[SOURCE DATA start]
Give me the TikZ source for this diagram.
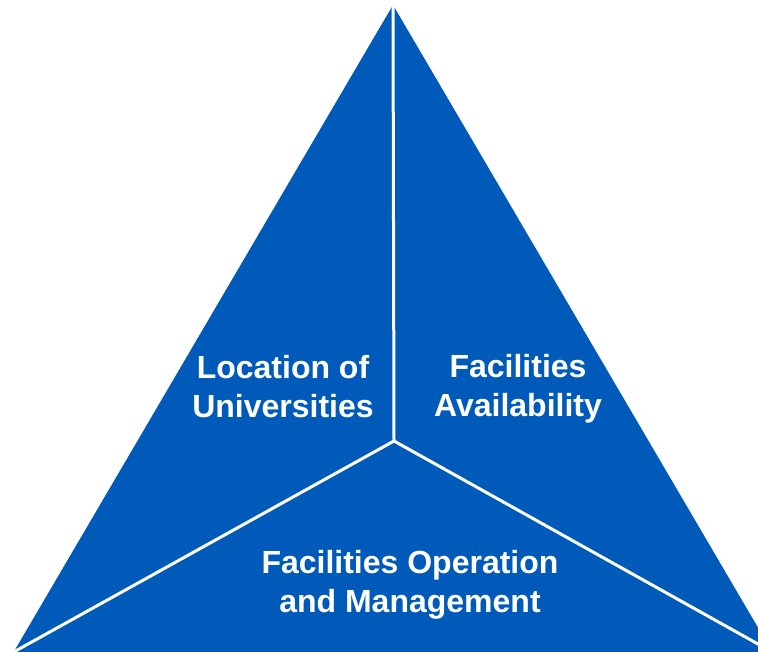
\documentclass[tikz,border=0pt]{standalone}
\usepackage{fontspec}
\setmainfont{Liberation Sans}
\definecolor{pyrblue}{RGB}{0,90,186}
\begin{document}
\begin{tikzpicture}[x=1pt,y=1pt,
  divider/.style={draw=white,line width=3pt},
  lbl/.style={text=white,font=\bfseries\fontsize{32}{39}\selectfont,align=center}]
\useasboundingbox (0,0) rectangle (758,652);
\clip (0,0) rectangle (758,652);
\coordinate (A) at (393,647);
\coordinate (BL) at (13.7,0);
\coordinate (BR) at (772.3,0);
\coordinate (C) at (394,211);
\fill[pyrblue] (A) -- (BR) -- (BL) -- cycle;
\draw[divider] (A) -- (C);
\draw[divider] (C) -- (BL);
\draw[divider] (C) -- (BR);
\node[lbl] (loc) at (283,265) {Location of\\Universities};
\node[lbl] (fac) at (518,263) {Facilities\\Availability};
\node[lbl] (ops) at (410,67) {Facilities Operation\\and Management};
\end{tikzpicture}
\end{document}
[SOURCE DATA end]
- INSTRUCTIONS TO FOLLOW -
Omit the pictures and give the material again, exactly and in full.

- EXERCISE SOLUTION -
Give me the TikZ source for this diagram.
\documentclass[tikz,border=0pt]{standalone}
\usepackage{fontspec}
\setmainfont{Liberation Sans}
\definecolor{pyrblue}{RGB}{0,90,186}
\begin{document}
\begin{tikzpicture}[x=1pt,y=1pt,
  divider/.style={draw=white,line width=3pt},
  lbl/.style={text=white,font=\bfseries\fontsize{32}{39}\selectfont,align=center}]
\useasboundingbox (0,0) rectangle (758,652);
\clip (0,0) rectangle (758,652);
\coordinate (A) at (393,647);
\coordinate (BL) at (13.7,0);
\coordinate (BR) at (772.3,0);
\coordinate (C) at (394,211);
\fill[pyrblue] (A) -- (BR) -- (BL) -- cycle;
\draw[divider] (A) -- (C);
\draw[divider] (C) -- (BL);
\draw[divider] (C) -- (BR);
\node[lbl] (loc) at (283,265) {Location of\\Universities};
\node[lbl] (fac) at (518,263) {Facilities\\Availability};
\node[lbl] (ops) at (410,67) {Facilities Operation\\and Management};
\end{tikzpicture}
\end{document}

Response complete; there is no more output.